Wednesday, January 05, 2005

Still More On Family Guy

I already said my piece about why I hate Family Guy, but I couldn't resist quoting this interview with Simpsons writer Matt Selman:

Family Guy was this horrible bizzaro version of The Simpsons, and Fox put all their support behind it. Whereas Futurama was this really funny, inspired show and they flush it down the toilet. The worst thing you can say at The Simpsons about a joke is that it is Family Guy. It means the joke just pointed out the obvious, and we can do better than just the obvious.
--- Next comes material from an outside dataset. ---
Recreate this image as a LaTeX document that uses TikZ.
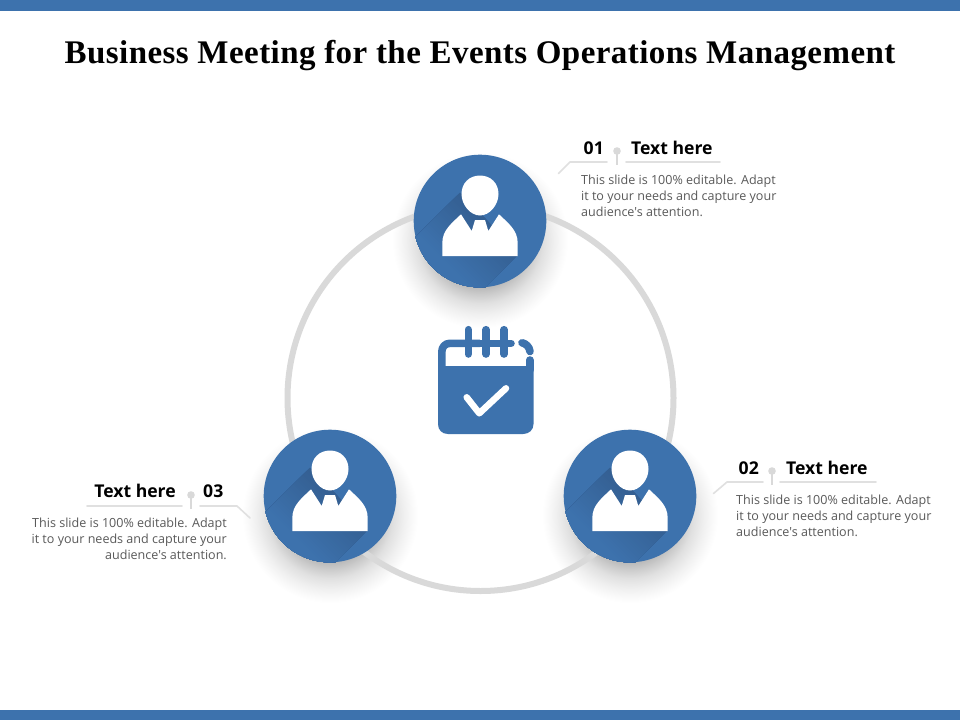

Personally I would love to see Simpsons vs. Family Guy escalate into an inter-show feud; those are great, especially when one show is demonstrably superior to the other (and even at this point, The Simpsons still beats Family Guy, particularly since The Simpsons, unlike FG, occasionally manages to attract a viewer over the age of 23).

My favorite story of this nature is of two shows that were being produced by MTM in the late '70s, both created by fairly young writers: Hugh Wilson's WKRP in Cincinnati, and Gary David Goldberg's The Last Resort, about college students who take summer jobs as waiters at a resort hotel. At some point Wilson decided that MTM was giving Last Resort preferential treatment, and wrote an angry letter to Grant Tinker (president of MTM) accusing him of as much. Tinker's even angrier reply is printed in his autobiography. Anyway, the writing staffs of the two shows worked in the same building, and they would do things like (in the case of the WKRP staff) sneak into the washroom and paint "Why hasn't America embraced a sitcom about surly waiters?" on the wall.

So from all Family Guy haters, or fans of feuding TV writers: here's hoping for much lavatory defacement to come.

Incidentally, Selman's statement that Fox "put all its support" behind Family Guy is pretty much accurate; in early 1999 Futurama was expected to be the hot new animated show, but Fox instead gave a bigger buildup to the less-anticipated Family Guy, giving it the post-Super-Bowl launch and the post-Simpsons time slot. At the time, it looked like a bad decision, since once they moved Family Guy to its own time slot, it tanked (it's not just that it didn't win, it's that it got lower ratings than the show that had been in its slot before, a clip show called "Fox Files"). This led to the myth that Fox had killed FG by "moving it around."

Since Family Guy has become such a moneymaker, I suppose that in retrospect it turns out that they bet on the right horse. Like I said, it's not the first bad show to become a hit, nor will it be the last.